- [Task instructions]: Word for word, copy all the data and drop the pictures.

- [Records for processing]:
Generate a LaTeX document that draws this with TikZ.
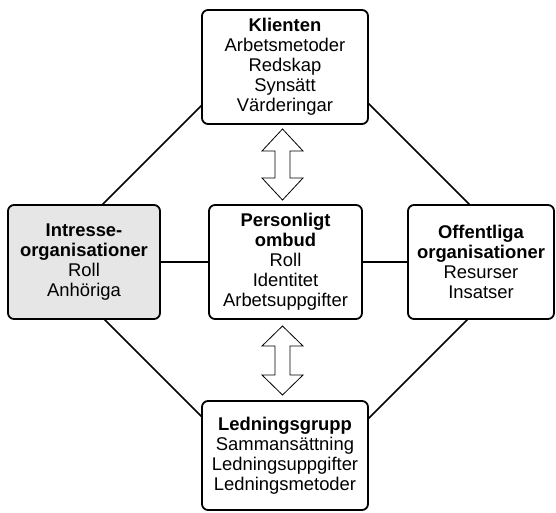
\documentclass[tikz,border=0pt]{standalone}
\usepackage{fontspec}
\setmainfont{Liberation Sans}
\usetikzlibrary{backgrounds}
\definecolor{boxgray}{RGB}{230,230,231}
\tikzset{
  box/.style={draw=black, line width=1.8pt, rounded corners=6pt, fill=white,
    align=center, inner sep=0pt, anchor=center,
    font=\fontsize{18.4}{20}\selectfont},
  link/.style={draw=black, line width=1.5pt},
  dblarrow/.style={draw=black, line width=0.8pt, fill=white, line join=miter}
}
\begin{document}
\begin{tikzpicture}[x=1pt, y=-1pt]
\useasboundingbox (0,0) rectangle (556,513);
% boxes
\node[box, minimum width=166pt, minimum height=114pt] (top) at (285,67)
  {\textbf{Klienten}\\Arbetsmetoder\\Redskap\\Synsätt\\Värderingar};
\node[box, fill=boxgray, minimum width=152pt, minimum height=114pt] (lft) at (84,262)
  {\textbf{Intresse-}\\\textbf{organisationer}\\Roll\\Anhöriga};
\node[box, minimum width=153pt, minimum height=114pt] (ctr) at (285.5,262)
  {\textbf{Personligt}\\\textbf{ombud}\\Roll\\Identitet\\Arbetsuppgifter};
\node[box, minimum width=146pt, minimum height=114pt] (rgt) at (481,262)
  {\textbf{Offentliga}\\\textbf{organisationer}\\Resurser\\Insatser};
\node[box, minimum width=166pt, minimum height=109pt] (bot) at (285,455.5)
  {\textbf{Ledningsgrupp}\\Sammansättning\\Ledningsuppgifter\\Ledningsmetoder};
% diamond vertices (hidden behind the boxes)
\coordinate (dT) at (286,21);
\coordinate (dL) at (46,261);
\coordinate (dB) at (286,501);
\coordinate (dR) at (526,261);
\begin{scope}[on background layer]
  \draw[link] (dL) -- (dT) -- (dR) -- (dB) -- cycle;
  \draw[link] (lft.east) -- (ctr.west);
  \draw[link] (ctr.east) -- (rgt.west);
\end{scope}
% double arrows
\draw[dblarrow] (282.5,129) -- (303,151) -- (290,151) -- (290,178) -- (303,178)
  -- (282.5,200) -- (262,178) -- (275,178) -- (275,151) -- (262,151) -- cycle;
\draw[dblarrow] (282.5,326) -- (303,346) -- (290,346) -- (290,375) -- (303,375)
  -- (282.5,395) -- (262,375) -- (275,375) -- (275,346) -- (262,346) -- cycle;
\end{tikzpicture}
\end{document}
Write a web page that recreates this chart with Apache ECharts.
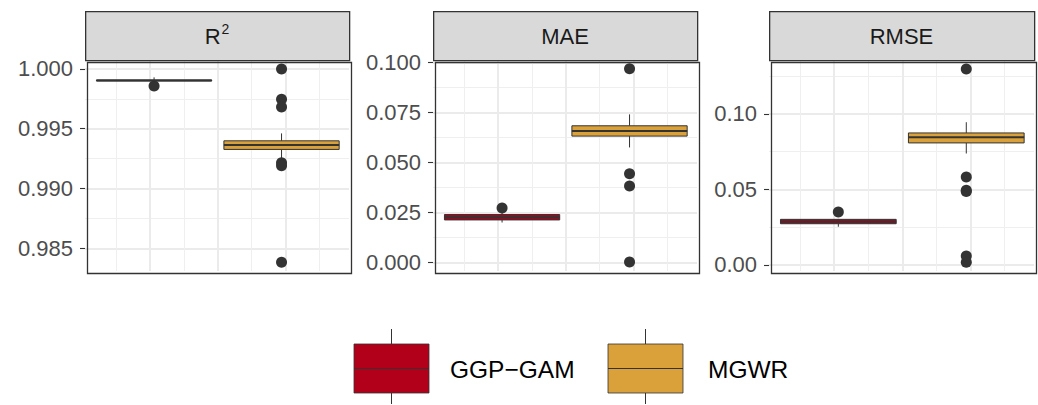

- [The solution]:
Generate a LaTeX document that draws this with TikZ.
\documentclass[tikz,border=0pt]{standalone}
\usepackage{fontspec}
\setmainfont{Liberation Sans}
\usetikzlibrary{backgrounds}
\definecolor{boxgray}{RGB}{230,230,231}
\tikzset{
  box/.style={draw=black, line width=1.8pt, rounded corners=6pt, fill=white,
    align=center, inner sep=0pt, anchor=center,
    font=\fontsize{18.4}{20}\selectfont},
  link/.style={draw=black, line width=1.5pt},
  dblarrow/.style={draw=black, line width=0.8pt, fill=white, line join=miter}
}
\begin{document}
\begin{tikzpicture}[x=1pt, y=-1pt]
\useasboundingbox (0,0) rectangle (556,513);
% boxes
\node[box, minimum width=166pt, minimum height=114pt] (top) at (285,67)
  {\textbf{Klienten}\\Arbetsmetoder\\Redskap\\Synsätt\\Värderingar};
\node[box, fill=boxgray, minimum width=152pt, minimum height=114pt] (lft) at (84,262)
  {\textbf{Intresse-}\\\textbf{organisationer}\\Roll\\Anhöriga};
\node[box, minimum width=153pt, minimum height=114pt] (ctr) at (285.5,262)
  {\textbf{Personligt}\\\textbf{ombud}\\Roll\\Identitet\\Arbetsuppgifter};
\node[box, minimum width=146pt, minimum height=114pt] (rgt) at (481,262)
  {\textbf{Offentliga}\\\textbf{organisationer}\\Resurser\\Insatser};
\node[box, minimum width=166pt, minimum height=109pt] (bot) at (285,455.5)
  {\textbf{Ledningsgrupp}\\Sammansättning\\Ledningsuppgifter\\Ledningsmetoder};
% diamond vertices (hidden behind the boxes)
\coordinate (dT) at (286,21);
\coordinate (dL) at (46,261);
\coordinate (dB) at (286,501);
\coordinate (dR) at (526,261);
\begin{scope}[on background layer]
  \draw[link] (dL) -- (dT) -- (dR) -- (dB) -- cycle;
  \draw[link] (lft.east) -- (ctr.west);
  \draw[link] (ctr.east) -- (rgt.west);
\end{scope}
% double arrows
\draw[dblarrow] (282.5,129) -- (303,151) -- (290,151) -- (290,178) -- (303,178)
  -- (282.5,200) -- (262,178) -- (275,178) -- (275,151) -- (262,151) -- cycle;
\draw[dblarrow] (282.5,326) -- (303,346) -- (290,346) -- (290,375) -- (303,375)
  -- (282.5,395) -- (262,375) -- (275,375) -- (275,346) -- (262,346) -- cycle;
\end{tikzpicture}
\end{document}
Write a web page that recreates this chart with Apache ECharts.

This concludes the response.